Dava konusu edilen olayda; tapudaki işlemin dayanağını oluşturan vekaletnamenin sahtecilik yolu ile elde edildiği ve tescilin de yolsuz olarak gerçekleştiği, dosya içeriğiyle sabittir. Davacının zararının kaynağı da başından beri birleşen tüm işlemlerle birlikte sağlanan bu yolsuz tescildir ve davacının kasıtlı ya da kusurlu eylemleriyle bu zararın gerçekleşmesine neden olduğuna ilişkin dosyada herhangi bir belirleme bulunmadığı gibi, davacı hakkında sahtecilik suçu nedeniyle açılan davadan da beraat etmiştir.

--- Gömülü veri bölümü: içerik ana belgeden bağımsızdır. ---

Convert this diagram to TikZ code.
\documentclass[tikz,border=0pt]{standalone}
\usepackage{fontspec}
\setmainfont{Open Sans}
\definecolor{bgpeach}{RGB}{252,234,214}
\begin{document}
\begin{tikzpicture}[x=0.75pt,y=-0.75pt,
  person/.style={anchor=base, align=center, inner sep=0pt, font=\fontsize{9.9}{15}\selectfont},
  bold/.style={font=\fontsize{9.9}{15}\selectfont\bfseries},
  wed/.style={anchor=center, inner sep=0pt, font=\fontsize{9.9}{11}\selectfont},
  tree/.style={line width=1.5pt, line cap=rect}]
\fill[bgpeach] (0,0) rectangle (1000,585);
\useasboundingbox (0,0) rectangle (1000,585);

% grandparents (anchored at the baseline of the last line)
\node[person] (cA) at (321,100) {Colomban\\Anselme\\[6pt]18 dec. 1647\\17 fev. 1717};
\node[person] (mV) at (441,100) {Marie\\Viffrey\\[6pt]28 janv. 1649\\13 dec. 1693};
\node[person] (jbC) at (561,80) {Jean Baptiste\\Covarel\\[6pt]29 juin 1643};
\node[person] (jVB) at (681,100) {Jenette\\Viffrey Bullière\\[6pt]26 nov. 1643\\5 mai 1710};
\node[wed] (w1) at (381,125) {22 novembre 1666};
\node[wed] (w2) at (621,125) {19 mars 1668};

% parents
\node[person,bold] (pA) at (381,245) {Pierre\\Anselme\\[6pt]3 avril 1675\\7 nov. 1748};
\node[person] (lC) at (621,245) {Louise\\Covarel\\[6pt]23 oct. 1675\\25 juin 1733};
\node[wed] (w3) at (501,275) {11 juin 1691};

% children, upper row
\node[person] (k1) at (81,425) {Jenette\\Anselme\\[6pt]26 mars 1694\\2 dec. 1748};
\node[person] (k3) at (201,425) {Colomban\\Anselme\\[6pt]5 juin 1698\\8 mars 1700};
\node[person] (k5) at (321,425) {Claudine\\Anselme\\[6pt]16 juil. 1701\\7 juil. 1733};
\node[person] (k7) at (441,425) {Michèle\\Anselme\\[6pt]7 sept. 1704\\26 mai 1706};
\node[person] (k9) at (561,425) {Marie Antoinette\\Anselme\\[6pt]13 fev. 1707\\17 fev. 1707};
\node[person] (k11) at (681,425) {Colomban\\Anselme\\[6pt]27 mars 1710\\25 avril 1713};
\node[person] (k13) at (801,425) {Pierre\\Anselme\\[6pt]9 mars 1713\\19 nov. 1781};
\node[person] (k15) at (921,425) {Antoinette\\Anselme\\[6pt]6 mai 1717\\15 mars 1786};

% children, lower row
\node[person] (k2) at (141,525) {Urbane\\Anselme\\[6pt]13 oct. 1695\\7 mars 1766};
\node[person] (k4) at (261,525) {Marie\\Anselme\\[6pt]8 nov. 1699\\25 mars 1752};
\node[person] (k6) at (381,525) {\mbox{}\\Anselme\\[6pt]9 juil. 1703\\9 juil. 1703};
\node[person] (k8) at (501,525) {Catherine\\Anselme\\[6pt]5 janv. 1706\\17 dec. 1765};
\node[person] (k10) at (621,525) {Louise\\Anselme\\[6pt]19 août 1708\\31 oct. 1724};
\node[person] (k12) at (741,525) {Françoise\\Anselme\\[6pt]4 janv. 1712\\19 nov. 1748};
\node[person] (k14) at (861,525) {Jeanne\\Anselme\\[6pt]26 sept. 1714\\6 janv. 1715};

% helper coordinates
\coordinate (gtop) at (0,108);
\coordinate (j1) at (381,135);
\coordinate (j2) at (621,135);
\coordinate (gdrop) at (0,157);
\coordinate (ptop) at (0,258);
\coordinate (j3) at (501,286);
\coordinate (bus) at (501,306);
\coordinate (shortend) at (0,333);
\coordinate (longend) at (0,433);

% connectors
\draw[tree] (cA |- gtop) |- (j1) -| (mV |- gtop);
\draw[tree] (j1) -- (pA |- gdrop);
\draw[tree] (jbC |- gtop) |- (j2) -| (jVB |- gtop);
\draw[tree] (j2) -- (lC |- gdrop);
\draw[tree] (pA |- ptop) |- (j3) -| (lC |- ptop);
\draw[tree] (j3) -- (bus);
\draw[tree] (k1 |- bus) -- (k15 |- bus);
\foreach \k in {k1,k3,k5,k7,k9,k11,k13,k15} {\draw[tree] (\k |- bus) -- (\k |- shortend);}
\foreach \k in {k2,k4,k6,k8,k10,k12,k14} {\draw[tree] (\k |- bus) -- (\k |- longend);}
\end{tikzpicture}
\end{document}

Bu durumda; davacının sahte vekaletnameye dayalı olarak satın aldığı taşınmazın sonradan yolsuz tescil nedeniyle, taşınmazın satışına muvaffakat edilebilmesi için ikinci kez bedel ödeyerek uğradığı zarar, sahte vekaletname düzenlenmesi ile değil, bu sahte vekaletnamenin tapuda yapılan tescil işlemine dayanak olarak alınmasıyla ortaya çıktığı muhakkak olup, bu durumda, davacının zararı ile tapuda yapılan işlem arasında uygun illiyet bağının kesildiğinden söz edilemez. Yargıtay HGK’nın 2007/4-422-2007/536 sayılı kararı da benzer niteliktedir. Davacının zararı, tapu dairesinde yapılan işlemden kaynaklanmakta olup, dava konusu olayda, devletin sorumluluğuna ilişkin uygun illiyet bağı ve TMK.nun 1007. maddesi uyarınca kusursuz sorumluluk ilkelerine dayanak olarak zararın tazminine ilişkin koşullar oluştuğundan, işin esasına girilerek talep hakkında bir karar verilmesi gerekirken, yasal olmayan gerekçelerle davanın reddine karar verilmesi,
Doğru görülmemiştir.
Davacı vekilinin temyiz itirazları yerinde olduğundan hükmün açıklanan nedenlerle H.U.M.K.nun 428. maddesi gereğince BOZULMASINA, bozma nedenine göre sair hususların şimdilik incelenmesine yer olmadığına, peşin alınan temyiz harcının istenildiğinde iadesine ve temyize başvurma harcının Hazineye irad kaydedilmesine, 18/05/2021 gününde oybirliğiyle karar verildi.